Editorial: Seattle Public Schools must address rental-policy failings
Seattle Public Schools must respond quickly to the state auditor’s critical report about the collection of rent from outside users.
Seattle Times Editorial
ONCE again the Seattle Public Schools has come out of a state audit looking poorly. Previous audits flailed the district for letting laptop computers get stolen and for not monitoring the use of district vehicles. The June 18 audit dings it for failing to collect rent for the use of its buildings.
District officials say they have accepted the findings and are moving to correct them, which is a good start.
The rental policy is a recent one. Under it, outside users of school buildings — community volleyball and basketball teams, for example — are supposed to pay hourly rates and other fees, such as utility costs.
From Sept. 1 to April 30, the Building Rentals Office sent out 261 invoices totaling $223,213. Of that, $102,913 — 46 cents on the dollar — was past due by an average of 115 days. “The rental office is not monitoring these past due accounts,” reads the audit.
Duggan Harman, district assistant superintendent for finance, says he has directed the rentals office to send past-due accounts to the accounting department for collection.

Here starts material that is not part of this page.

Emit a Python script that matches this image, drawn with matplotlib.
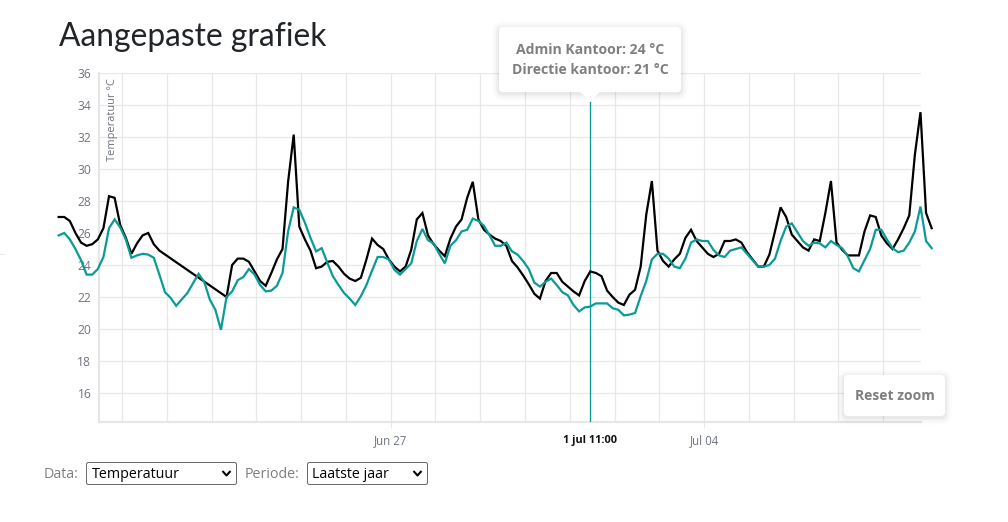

Under the policy, invoices for another 2,432 events should have been sent out but were not. Many of these were for PTSA and other school-related events that principals believed should not be billable.
That’s reasonable. The School Board, albeit a year late, is working on a policy that will dictate which groups should be charged and which should not.
The audit also found that in three cases, district staff disguised outside events as internal, resulting in a loss of about $45,000. Those matters have been referred to Human Resources, Harman said, “for potential disciplinary action.”
This was an audit that got the district’s attention.